This article was published in the Lenoir News-Topic.
It was a Saturday in September, and they gathered together, balancing plates of chicken wings, setting up camping chairs and lining up their smartphones to take pictures of the action on the field.
Every so often someone would crane their eyes toward the tangle of men in front of them, saying, “Is one of our guys down?”
But the men running at each other wore uniforms made of wool, not polyester. They toppled to the ground not when they were tackled but when they sustained (harmless, imaginary) wounds from (harmless, imaginary) gunfire.
Across from the Wilson Creek Visitor Center on Saturday the action was not football, but a Civil War re-enactment. There has been one at Wilson Creek once a year for the last decade, a full weekend event — this one continues today from 9 a.m. to 4 p.m., with the battle at 2 p.m.The re-enactors come from all over – McDowell County, Buncombe County, Haywood County, and of course Caldwell. Most are perpetual hobbyists – this is not the only re-enactment they do all year. And here, they’re portraying a generic skirmish, not any specific Civil War battle.
Some of them do this because they’re descended from Confederate soldiers, said Jeff Cordell of McDowell County, who counts himself among that group. Others are “history nuts.” Many are a little of both.
Henry Rathbone of Haywood County said he loves that re-enactments provide tangible history lessons for kids. This is nothing like the dusty pages of a textbook – this is history in smell and heat and color, out in a field in Collettsville.
Rathbone’s sons have grown up immersed in these tangible history lessons. One of them, Isaac, was 3 months old at his first re-enactment.
There are spectators at the re-enactments, too – and many of them cheer for the home team. (Hint: That is, in Caldwell County, not the team in blue.)

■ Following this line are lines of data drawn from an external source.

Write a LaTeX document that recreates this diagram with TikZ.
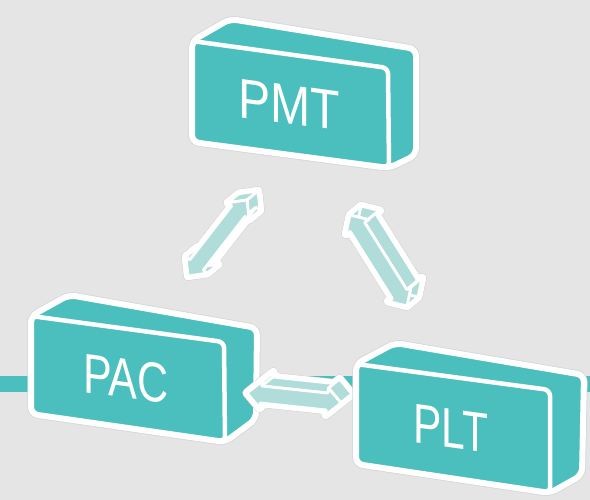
\documentclass[tikz,border=0pt]{standalone}
\usepackage{fontspec}
\setmainfont{Liberation Sans}
\usetikzlibrary{calc}
\definecolor{bgcol}{HTML}{E5E5E5}
\definecolor{tealbox}{HTML}{4BBFBD}
\definecolor{tealarrow}{HTML}{B0DDDA}
\definecolor{shadecol}{HTML}{D5D5D5}

\tikzset{
  boxshadow/.style={draw=shadecol, line width=7.5pt, rounded corners=7pt, line join=round},
  boxbody/.style={fill=tealbox, draw=white, line width=6pt, rounded corners=7pt, line join=round},
  boxfront/.style={draw=white, line width=4.5pt, rounded corners=6pt, line join=round},
  boxlabel/.style={text=white, font=\fontsize{56}{56}\selectfont, inner sep=0pt, anchor=base, transform shape},
  arrowshadow/.style={fill=shadecol, draw=shadecol, line width=9pt, line join=round},
  arrowout/.style={fill=white, draw=white, line width=8pt, line join=round},
  arrowface/.style={fill=tealarrow, draw=white, line width=2.8pt, line join=round},
}

\newcommand\threedbox[1]{%
  \path[boxshadow] (#1d) -- (#1a) -- (#1e) -- (#1f) -- (#1g) -- (#1c) -- cycle;
  \path[boxbody] (#1d) -- (#1a) -- (#1e) -- (#1f) -- (#1g) -- (#1c) -- cycle;
  \path[boxfront] (#1a) -- (#1b) -- (#1c) -- (#1d) -- cycle;
}

% #1 tip one, #2 tip two, #3 prefix
\newcommand\arrowpoints[3]{%
  \coordinate (#3p0) at (#1);
  \coordinate (#3p1) at ($(#1)!14pt!(#2)!13.5pt!90:(#2)$);
  \coordinate (#3p2) at ($(#1)!14pt!(#2)!8.5pt!90:(#2)$);
  \coordinate (#3p3) at ($(#2)!14pt!(#1)!8.5pt!-90:(#1)$);
  \coordinate (#3p4) at ($(#2)!14pt!(#1)!13.5pt!-90:(#1)$);
  \coordinate (#3p5) at (#2);
  \coordinate (#3p6) at ($(#2)!14pt!(#1)!13.5pt!90:(#1)$);
  \coordinate (#3p7) at ($(#2)!14pt!(#1)!8.5pt!90:(#1)$);
  \coordinate (#3p8) at ($(#1)!14pt!(#2)!8.5pt!-90:(#2)$);
  \coordinate (#3p9) at ($(#1)!14pt!(#2)!13.5pt!-90:(#2)$);
  \foreach \k in {0,...,9} {\coordinate (#3q\k) at ([shift={(11,-9)}]#3p\k);}
}

% #1 prefix, #2 style
\newcommand\arrowfaces[2]{%
  \path[#2] (#1q0) -- (#1q1) -- (#1q2) -- (#1q3) -- (#1q4) -- (#1q5) -- (#1q6) -- (#1q7) -- (#1q8) -- (#1q9) -- cycle;
  \foreach \i/\j in {0/1,1/2,2/3,3/4,4/5,5/6,6/7,7/8,8/9,9/0} {
    \path[#2] (#1p\i) -- (#1p\j) -- (#1q\j) -- (#1q\i) -- cycle;
  }
  \path[#2] (#1p0) -- (#1p1) -- (#1p2) -- (#1p3) -- (#1p4) -- (#1p5) -- (#1p6) -- (#1p7) -- (#1p8) -- (#1p9) -- cycle;
}

\newcommand\threedarrow[1]{%
  \arrowfaces{#1}{arrowshadow}
  \arrowfaces{#1}{arrowout}
  \arrowfaces{#1}{arrowface}
}

\begin{document}
\begin{tikzpicture}[x=1pt,y=-1pt]
  \path[use as bounding box, fill=bgcol] (0,0) rectangle (590,500);
  \fill[tealbox] (0,376) rectangle (590,392);

  % box corner coordinates: front face a b c d, back e f g
  \coordinate (pmta) at (192,41);  \coordinate (pmtb) at (388,68);
  \coordinate (pmtc) at (389,168); \coordinate (pmtd) at (192,142);
  \coordinate (pmte) at (230,19);  \coordinate (pmtf) at (416,49);
  \coordinate (pmtg) at (416,155);

  \coordinate (paca) at (31,316);  \coordinate (pacb) at (224,342);
  \coordinate (pacc) at (225,442); \coordinate (pacd) at (31,414);
  \coordinate (pace) at (69,295);  \coordinate (pacf) at (257,328);
  \coordinate (pacg) at (256,419);

  \coordinate (plta) at (356,364); \coordinate (pltb) at (550,390);
  \coordinate (pltc) at (550,493); \coordinate (pltd) at (356,464);
  \coordinate (plte) at (395,343); \coordinate (pltf) at (584,375);
  \coordinate (pltg) at (582,475);

  % arrow tips
  \coordinate (atipone) at (188,276); \coordinate (atiptwo) at (247,200);
  \coordinate (btipone) at (350,215); \coordinate (btiptwo) at (407,306);
  \coordinate (ctipone) at (247,393); \coordinate (ctiptwo) at (341,403);

  \arrowpoints{atipone}{atiptwo}{A}
  \arrowpoints{btipone}{btiptwo}{B}
  \arrowpoints{ctipone}{ctiptwo}{C}

  \threedbox{pac}
  \begin{scope}[cm={0.77,-0.105,0,1,(126,398)}]
    \node[boxlabel] (paclabel) at (0,0) {PAC};
  \end{scope}

  \threedarrow{A}
  \threedarrow{B}
  \threedarrow{C}

  \threedbox{plt}
  \begin{scope}[cm={0.76,-0.103,0,1,(451,448)}]
    \node[boxlabel] (pltlabel) at (0,0) {PLT};
  \end{scope}

  \threedbox{pmt}
  \begin{scope}[cm={0.86,-0.117,0,1,(289,124)}]
    \node[boxlabel] (pmtlabel) at (0,0) {PMT};
  \end{scope}
\end{tikzpicture}
\end{document}
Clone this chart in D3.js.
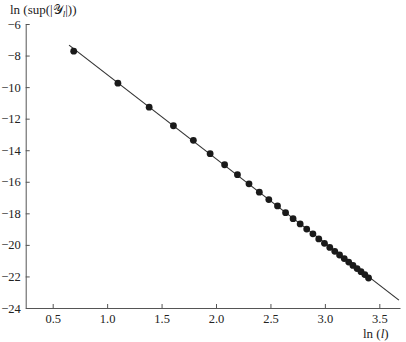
<!DOCTYPE html>
<html>
<head>
<meta charset="utf-8">
<script src="https://cdn.jsdelivr.net/npm/d3@7"></script>
<style>
  body { margin: 0; background: #fff; }
  text { font-family: "Liberation Serif", "DejaVu Serif", serif; fill: #222; }
  .axis path, .axis line { stroke: #555; stroke-width: 1; }
  .axis text { font-size: 12.5px; font-family: "Liberation Serif", serif; fill: #222; }
</style>
</head>
<body>
<div id="mainDiv"></div>
<script>
// ln(l) values of the points
const lnL = [0.693, 1.099, 1.386, 1.609, 1.792, 1.946, 2.079, 2.197, 2.303, 2.398,
             2.485, 2.565, 2.639, 2.708, 2.773, 2.833, 2.890, 2.944, 2.996, 3.045,
             3.091, 3.135, 3.178, 3.219, 3.258, 3.296, 3.332, 3.367, 3.401];
// ln(sup|Y_l|) values
const lnSup = [-7.72, -9.75, -11.27, -12.45, -13.37, -14.22, -14.92, -15.55, -16.13, -16.66,
               -17.13, -17.53, -17.96, -18.34, -18.67, -19.00, -19.30, -19.62, -19.90, -20.16,
               -20.41, -20.64, -20.87, -21.09, -21.30, -21.50, -21.70, -21.88, -22.10];
// fitted straight line (two end points)
const fitX = [0.65, 3.68];
const fitY = [-7.34, -23.5];

const xTicks = [0.5, 1.0, 1.5, 2.0, 2.5, 3.0, 3.5];
const yTicks = [-6, -8, -10, -12, -14, -16, -18, -20, -22, -24];

let width = 406,
    height = 342;

let svg = d3.select("#mainDiv").append("svg")
            .attr("width", width)
            .attr("height", height);

let x = d3.scaleLinear().domain([0.252, 3.69]).range([25.7, 400]),
    y = d3.scaleLinear().domain([-24, -6]).range([308, 24]);

// x axis, ticks pointing inward
let xAxis = svg.append("g")
    .attr("class", "axis")
    .attr("transform", "translate(0," + y(-24) + ")")
    .call(d3.axisBottom(x).tickValues(xTicks).tickFormat(d3.format(".1f"))
            .tickSizeInner(-4).tickSizeOuter(0).tickPadding(6));

// y axis
let yAxis = svg.append("g")
    .attr("class", "axis")
    .attr("transform", "translate(" + x(0.252) + ",0)")
    .call(d3.axisLeft(y).tickValues(yTicks).tickFormat(d3.format("d"))
            .tickSizeInner(-4).tickSizeOuter(0).tickPadding(5));

svg.selectAll(".axis text").style("font-family", "Liberation Serif, serif");

// fitted line
let fit = fitX.map(function(d, i) { return [d, fitY[i]]; });
svg.append("path")
    .datum(fit)
    .attr("fill", "none")
    .attr("stroke", "#333")
    .attr("stroke-width", 1.2)
    .attr("d", d3.line().x(function(d) { return x(d[0]); }).y(function(d) { return y(d[1]); }));

// points
svg.selectAll(".pt")
    .data(lnL)
  .enter().append("circle")
    .attr("class", "pt")
    .attr("cx", function(d) { return x(d); })
    .attr("cy", function(d, i) { return y(lnSup[i]); })
    .attr("r", 3.4)
    .attr("fill", "#1a1a1a");

// y label (top left)
let yl = svg.append("text")
    .attr("x", 10)
    .attr("y", 14)
    .style("font-size", "13px");
yl.append("tspan").text("ln (sup(|");
yl.append("tspan").text("\u{1D4B4}");
yl.append("tspan").text("l").style("font-style", "italic").style("font-size", "9px").attr("dy", 3);
yl.append("tspan").text("|))").attr("dy", -3);

// x label (bottom right)
let xl = svg.append("text")
    .attr("x", 363)
    .attr("y", 338)
    .style("font-size", "13px");
xl.append("tspan").text("ln (");
xl.append("tspan").text("l").style("font-style", "italic");
xl.append("tspan").text(")");
</script>
</body>
</html>
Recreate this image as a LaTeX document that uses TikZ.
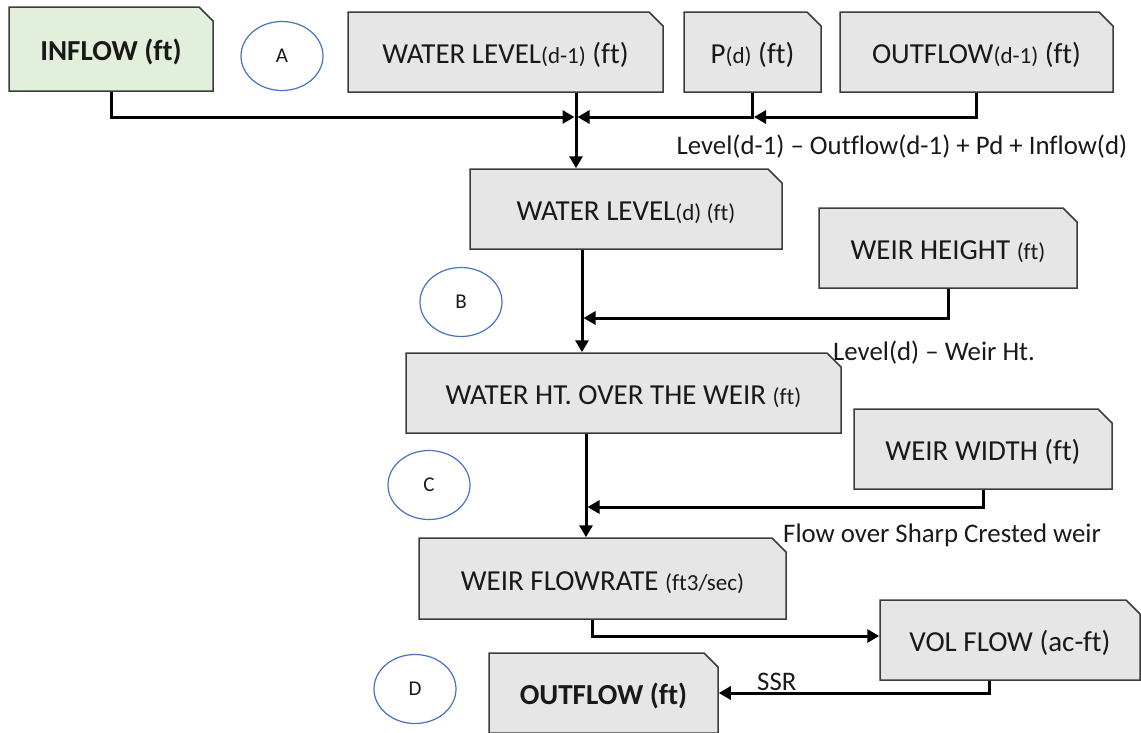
\documentclass[tikz,border=0pt]{standalone}
\usepackage{fontspec}
\setmainfont{Carlito}[Ligatures={TeX, NoCommon}]
\usetikzlibrary{shapes.misc, shapes.geometric, arrows.meta, calc}
\definecolor{FlowGrey}{RGB}{230, 230, 230}
\definecolor{FlowGreen}{RGB}{226, 239, 218}
\definecolor{FlowEdge}{RGB}{60, 60, 60}
\definecolor{FlowBlue}{RGB}{68, 114, 196}
\definecolor{FlowInk}{RGB}{25, 25, 25}
\newcommand{\boxfont}{\fontsize{29}{33}\selectfont}
\newcommand{\notefont}{\fontsize{26.8}{30}\selectfont}
\newcommand{\tagfont}{\fontsize{21}{24}\selectfont}
\newcommand{\smallpart}[1]{{\fontsize{23}{26}\selectfont #1}}

\tikzset{
    stage/.style={chamfered rectangle, chamfered rectangle corners=north east,
        chamfered rectangle xsep=7pt, chamfered rectangle ysep=7pt,
        draw=FlowEdge, line width=1.5pt, fill=FlowGrey, inner sep=0pt,
        minimum height=80pt, text=FlowInk, font=\boxfont,
        text height=29pt, text depth=6pt},
    tagmark/.style={ellipse, draw=FlowBlue, line width=1.2pt, minimum width=82pt,
        minimum height=69pt, inner sep=0pt, font=\tagfont, text=FlowInk},
    note/.style={font=\notefont, text=FlowInk, inner sep=0pt},
    flow/.style={draw=black, line width=3pt, -{Triangle[length=12pt, width=13pt]}}
}

\begin{document}
\begin{tikzpicture}[x=1pt, y=-1pt]

    \useasboundingbox (0,0) rectangle (1141,732);

    % --- Inputs (top row) ---
    \node[stage, fill=FlowGreen, minimum width=204pt, minimum height=84pt] (inflow) at (111,49) {\bfseries INFLOW (ft)};
    \node[stage, minimum width=315pt] (levelprev) at (505.5,52) {WATER LEVEL\smallpart{(d-1)} (ft)};
    \node[stage, minimum width=137pt] (precip) at (752.5,52) {P\smallpart{(d)} (ft)};
    \node[stage, minimum width=273pt] (outprev) at (976.5,52) {OUTFLOW\smallpart{(d-1)} (ft)};

    % --- Calculation chain ---
    \node[stage, minimum width=312pt] (level) at (626,209) {WATER LEVEL\smallpart{(d) (ft)}\hspace{26pt}};
    \node[stage, minimum width=258pt] (weirht) at (948,248) {WEIR HEIGHT \smallpart{(ft)}};
    \node[stage, minimum width=435pt] (overweir) at (623.5,393) {WATER HT. OVER THE WEIR \smallpart{(ft)}};
    \node[stage, minimum width=258pt] (weirwd) at (983,449) {WEIR WIDTH (ft)};
    \node[stage, minimum width=367pt, minimum height=81pt] (flowrate) at (602.5,578.5) {WEIR FLOWRATE \smallpart{(ft3/sec)}};
    \node[stage, minimum width=260pt] (volflow) at (1010,640) {VOL FLOW (ac-ft)};
    \node[stage, minimum width=229pt] (outflow) at (603.5,693) {\bfseries OUTFLOW (ft)};

    % --- Step markers ---
    \foreach \tag/\cx/\cy in {A/282/56, B/461/302, C/429/485, D/415/689} {
        \node[tagmark] (mark\tag) at (\cx,\cy) {\tag};
    }

    % --- Junctions on the main spine ---
    \coordinate (j1) at (576,117);
    \coordinate (j2) at (582,318);
    \coordinate (j3) at (586,507);

    % --- Connectors ---
    \draw[flow] (inflow.south) |- ([xshift=-1.5pt]j1);
    \draw[flow] (precip.south) |- ([xshift=1.5pt]j1);
    \draw[flow] (outprev.south) |- ([xshift=1.5pt]precip.south |- j1);
    \draw[flow] (levelprev.south -| j1) -- (level.north -| j1);

    \draw[flow] (weirht.south) |- ([xshift=1.5pt]j2);
    \draw[flow] (level.south -| j2) -- (overweir.north -| j2);

    \draw[flow] (weirwd.south) |- ([xshift=1.5pt]j3);
    \draw[flow] (overweir.south -| j3) -- (flowrate.north -| j3);

    \draw[flow] ([xshift=-10.5pt]flowrate.south) |- ([yshift=4pt]volflow.west);
    \draw[flow] ([xshift=-21pt]volflow.south) |- (outflow.east);

    % --- Equations ---
    \node[note] (eqlevel) at (902,147) {Level(d-1) -- Outflow(d-1) + Pd + Inflow(d)};
    \node[note, anchor=west] (eqweir) at (833,353) {Level(d) -- Weir Ht.};
    \node[note, anchor=west] (eqflow) at (783,535) {Flow over Sharp Crested weir};
    \node[note, anchor=west] (ssr) at (757,682) {SSR};

\end{tikzpicture}
\end{document}
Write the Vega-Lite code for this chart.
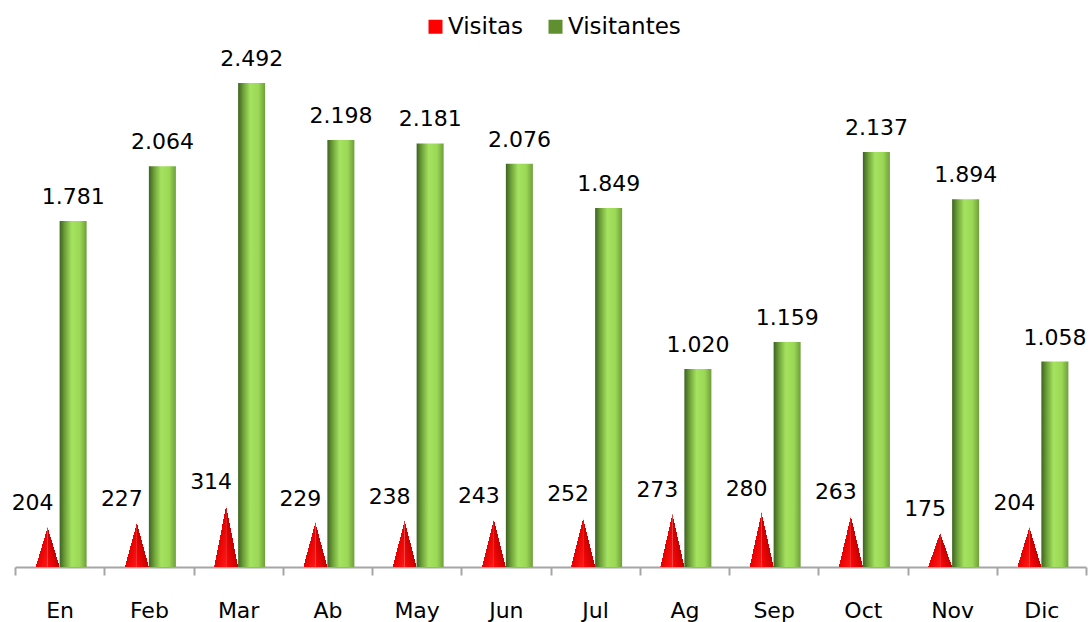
{
  "$schema": "https://vega.github.io/schema/vega-lite/v6.json",
  "autosize": "none",
  "width": 1071,
  "height": 517,
  "padding": {"left": 15, "top": 50, "right": 5, "bottom": 55},
  "background": "white",
  "config": {
    "view": {"stroke": null},
    "font": "DejaVu Sans",
    "locale": {"number": {"decimal": ",", "thousands": ".", "grouping": [3], "currency": ["", " €"]}}
  },
  "data": {
    "values": [
      {"month": "En", "series": "Visitas", "value": 204},
      {"month": "Feb", "series": "Visitas", "value": 227},
      {"month": "Mar", "series": "Visitas", "value": 314},
      {"month": "Ab", "series": "Visitas", "value": 229},
      {"month": "May", "series": "Visitas", "value": 238},
      {"month": "Jun", "series": "Visitas", "value": 243},
      {"month": "Jul", "series": "Visitas", "value": 252},
      {"month": "Ag", "series": "Visitas", "value": 273},
      {"month": "Sep", "series": "Visitas", "value": 280},
      {"month": "Oct", "series": "Visitas", "value": 263},
      {"month": "Nov", "series": "Visitas", "value": 175},
      {"month": "Dic", "series": "Visitas", "value": 204},
      {"month": "En", "series": "Visitantes", "value": 1781},
      {"month": "Feb", "series": "Visitantes", "value": 2064},
      {"month": "Mar", "series": "Visitantes", "value": 2492},
      {"month": "Ab", "series": "Visitantes", "value": 2198},
      {"month": "May", "series": "Visitantes", "value": 2181},
      {"month": "Jun", "series": "Visitantes", "value": 2076},
      {"month": "Jul", "series": "Visitantes", "value": 1849},
      {"month": "Ag", "series": "Visitantes", "value": 1020},
      {"month": "Sep", "series": "Visitantes", "value": 1159},
      {"month": "Oct", "series": "Visitantes", "value": 2137},
      {"month": "Nov", "series": "Visitantes", "value": 1894},
      {"month": "Dic", "series": "Visitantes", "value": 1058}
    ]
  },
  "encoding": {
    "x": {
      "field": "month",
      "type": "nominal",
      "sort": ["En", "Feb", "Mar", "Ab", "May", "Jun", "Jul", "Ag", "Sep", "Oct", "Nov", "Dic"],
      "scale": {"paddingInner": 0, "paddingOuter": 0},
      "axis": {
        "title": null,
        "labelAngle": 0,
        "labelFont": "DejaVu Sans",
        "labelFontSize": 22,
        "labelColor": "#000000",
        "labelPadding": 25,
        "tickBand": "extent",
        "tickSize": 8,
        "tickWidth": 2,
        "tickColor": "#a6a6a6",
        "domainColor": "#a6a6a6",
        "domainWidth": 2,
        "grid": false
      }
    },
    "y": {
      "field": "value",
      "type": "quantitative",
      "scale": {"domain": [0, 2662], "nice": false, "zero": true},
      "axis": null
    }
  },
  "layer": [
    {
      "transform": [{"filter": "datum.series === 'Visitas'"}],
      "mark": {
        "type": "bar",
        "width": 12,
        "xOffset": -18,
        "fill": {
          "gradient": "linear", "x1": 0, "y1": 0, "x2": 1, "y2": 1,
          "stops": [
            {"offset": 0, "color": "rgba(255,255,255,0)"},
            {"offset": 0.5, "color": "rgba(255,255,255,0)"},
            {"offset": 0.5, "color": "#e60000"},
            {"offset": 1, "color": "#ff1a1a"}
          ]
        }
      },
      "encoding": {
        "color": {
          "field": "series",
          "type": "nominal",
          "scale": {"domain": ["Visitas", "Visitantes"], "range": ["#ff0000", "#5f8f2f"]},
          "legend": {
            "title": null,
            "orient": "none",
            "direction": "horizontal",
            "legendX": 409,
            "legendY": -35,
            "symbolType": "square",
            "symbolSize": 196,
            "symbolStrokeWidth": 0,
            "labelFont": "DejaVu Sans",
            "labelFontSize": 23,
            "labelColor": "#000000",
            "labelOffset": 1,
            "columnPadding": 20,
            "padding": 0,
            "encode": {
              "symbols": {
                "update": {
                  "fill": {"scale": "color", "field": "value"},
                  "opacity": {"value": 1}
                }
              }
            }
          }
        }
      }
    },
    {
      "transform": [{"filter": "datum.series === 'Visitas'"}],
      "mark": {
        "type": "bar",
        "width": 12,
        "xOffset": -6,
        "fill": {
          "gradient": "linear", "x1": 1, "y1": 0, "x2": 0, "y2": 1,
          "stops": [
            {"offset": 0, "color": "rgba(255,255,255,0)"},
            {"offset": 0.5, "color": "rgba(255,255,255,0)"},
            {"offset": 0.5, "color": "#c80000"},
            {"offset": 1, "color": "#ff0a0a"}
          ]
        }
      },
      "encoding": {}
    },
    {
      "transform": [{"filter": "datum.series === 'Visitantes'"}],
      "mark": {
        "type": "bar",
        "width": 27,
        "xOffset": 13.5,
        "fill": {
          "gradient": "linear", "x1": 0, "y1": 0, "x2": 1, "y2": 0,
          "stops": [
            {"offset": 0, "color": "#3d6320"},
            {"offset": 0.2, "color": "#6fa23a"},
            {"offset": 0.45, "color": "#a5e260"},
            {"offset": 0.75, "color": "#9bd856"},
            {"offset": 1, "color": "#6e9e3b"}
          ]
        }
      },
      "encoding": {
        "color": {"field": "series", "type": "nominal"}
      }
    },
    {
      "transform": [{"filter": "datum.series === 'Visitas'"}],
      "mark": {"type": "text", "dx": -27, "dy": -17, "baseline": "alphabetic", "font": "DejaVu Sans", "fontSize": 22, "fill": "#000000"},
      "encoding": {"text": {"field": "value", "type": "quantitative", "format": ",d"}}
    },
    {
      "transform": [{"filter": "datum.series === 'Visitantes'"}],
      "mark": {"type": "text", "dx": 13.5, "dy": -17, "baseline": "alphabetic", "font": "DejaVu Sans", "fontSize": 22, "fill": "#000000"},
      "encoding": {"text": {"field": "value", "type": "quantitative", "format": ",d"}}
    }
  ]
}
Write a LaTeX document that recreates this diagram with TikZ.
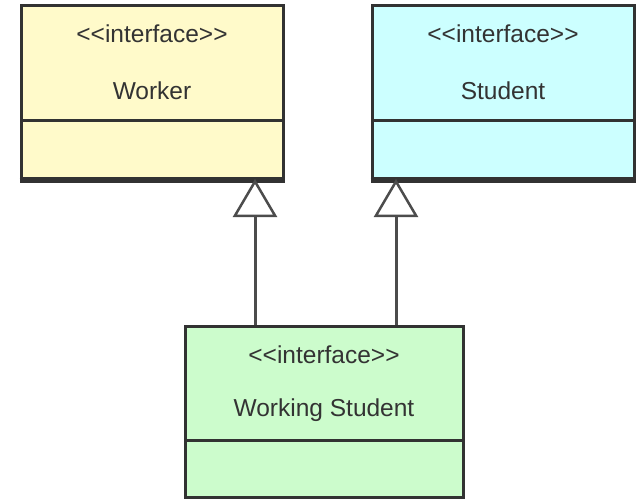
\documentclass[tikz,border=0pt]{standalone}
\usepackage{fontspec}
\setmainfont{Liberation Sans}
\usetikzlibrary{arrows.meta}
\definecolor{workerfill}{RGB}{255,250,202}
\definecolor{studentfill}{RGB}{204,255,255}
\definecolor{wsfill}{RGB}{204,252,204}
\definecolor{edge}{RGB}{50,50,50}
\newcommand{\stereo}[1]{<{}<#1>{}>}
\begin{document}
\begin{tikzpicture}[x=1pt,y=-1pt,
  classbox/.style={draw=edge, line width=3pt, rectangle, inner sep=0pt,
    minimum width=262pt, minimum height=173pt},
  label/.style={font=\fontsize{24.5}{26}\selectfont, text=black!80, inner sep=0pt},
  divider/.style={draw=edge, line width=3pt},
  gen/.style={draw=black!70, line width=3pt,
    -{Triangle[open, length=38pt, width=44pt, line width=2.5pt]}}]
  \useasboundingbox (0,0) rectangle (640,500);

  % Worker interface
  \node[classbox, fill=workerfill] (w) at (152,92.5) {};
  \draw[divider] (21,121) -- (283,121);
  \draw[edge, line width=4.5pt] (w.south west) -- (w.south east);
  \node[label] (wst) at (152,34) {\stereo{interface}};
  \node[label] (wname) at (152,91) {Worker};

  % Student interface
  \node[classbox, fill=studentfill] (s) at (503,92.5) {};
  \draw[divider] (372,121) -- (634,121);
  \draw[edge, line width=4.5pt] (s.south west) -- (s.south east);
  \node[label] (sst) at (503,34) {\stereo{interface}};
  \node[label] (sname) at (503,91) {Student};

  % WorkingStudent interface
  \node[classbox, fill=wsfill, minimum width=278pt, minimum height=171pt] (ws) at (324,412) {};
  \draw[divider] (185,440) -- (463,440);
  \node[label] (wsst) at (324,355) {\stereo{interface}};
  \node[label] (wsname) at (324,410) {Working Student};

  % generalization arrows
  \coordinate (wa) at (255,179);
  \coordinate (sa) at (396,179);
  \draw[gen] (ws.north -| wa) -- (wa);
  \draw[gen] (ws.north -| sa) -- (sa);
\end{tikzpicture}
\end{document}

As the soldiers got into gear on Saturday, kids ran into the visitor center to round up their siblings. “Come on,” they said. “South’s getting started.”
They weren’t talking about a high school in southern Caldwell County.
There’s a strain of that among the re-enactors, too, but they’re willing to suit up in either color as it becomes necessary.
“Some places, you gotta play the Federals,” Cordell said.
Rathbone grinned as he responded.
“Well,” he said. “We have to have targets, don’t we?”
There is something profoundly odd about watching these re-enactments, seeing it all redone, a life-sized replica of the time, almost 150 years ago, when the country almost ripped itself apart at the seams.
Of course, in some places, the rip wasn’t so even.
In the mountains and the foothills, the war was often neighbor against neighbor, with loyalties sometimes lining up along the fault lines of family feuds and, other times, according to whichever army would feed and pay you best. For a man from the mountains, loyalty might spring only from the constraints of the Conscription Act, not from any firey desire to live and die in Dixie.
“This was one of those areas that were very split,” Rathbone said. “It was more neutrality, than anything, on the part of these people.”
In 2013, all that can seem far away. Constrained to history. Slammed between the pages of a dusty textbook.
But not out on a re-enactment field. Not when you’re breathing in the tang of gunpowder and hearing the clang of tin cups for water and watching men in wool under a hot, sticky sun.
And not as long as people still give their weekends to meticulous re-dos of what happened more than a century before.
This is not a book. This is right here.